Brothers and sisters, is that the kind of faith that God sees in us? Do we demonstrate strong faith in our own trials? Do we have faith to trust that even though we can’t see around the corner, God is preparing something good for us? Do we have the faith to trust that God truly does know what’s good for us, even when his good so often means letting go of our skewed idea of “good”? Do we trust him through trials, through pain, through suffering, through loss, through hardship, and even through death, knowing that even if every earthly pleasure is taken from us, we still have reason to declare that God is good because he offers us his very self that we might have eternal life with him? Brothers and sisters, God is most glorified when, in the depths of the pit, we can declare: God is enough. God is most glorified when he asks us to give up everything and we still trust in his goodness as Abraham did.
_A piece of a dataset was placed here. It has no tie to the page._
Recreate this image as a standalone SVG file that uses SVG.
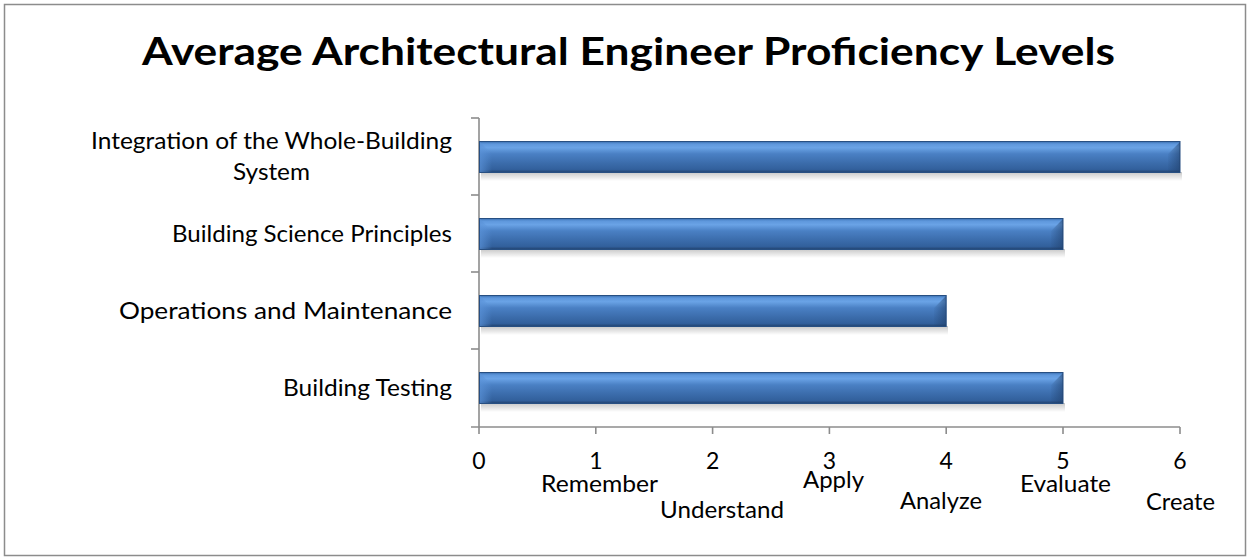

If God didn’t care about our growth in faith, he’d simply save us and take up to heaven. Instead he leaves us here that we might glorify him by growing in our knowledge and trust of him. Too often our only focus is on our destination. We expect a smooth ride form here into the New Jerusalem. But, brothers and sisters, smooth rides don’t teach us to trust God. Life with God is often more like a roller coaster. It’s up and it’s down and sometimes it’s even upside-down. We learn that we’re out of control. And yet people—not me, but many people—enjoy roller coasters precisely because of the thrill of being out of control. It’s a thrilling experience, not a fearful experience, because they know that well-qualified engineers built and maintain the track. You may not be in control as a rider, you may not know what’s around the next bend or on the other side of the upside-down loop, but you know that someone else is in control and you trust them to keep you safe—and so you enjoy the ride. Life with God is often like that, and as he takes us through the turns and loops, we gradually learn to trust him to bring us through safely. And consider that the more we learn this lesson, the more we learn to trust, the less reason we have to fear or be anxious about what’s around the corner. As we trust in God to get us safely to our final destination, we can thrill in the journey he has given us along the way, even through all the ups and downs. And as we trust him to provide what is good, we give him his due glory.
Let us pray: God Everlasting and Lord Provider, we give you praise that you see our needs and provide good things to meet every one of them. Give us faith, we pray, to trust you in all things and to follow you all our lives, that we might glorify you by our faith and demonstrate your faithfulness to the world. We ask this through Jesus Christ, our Saviour and Lord. Amen.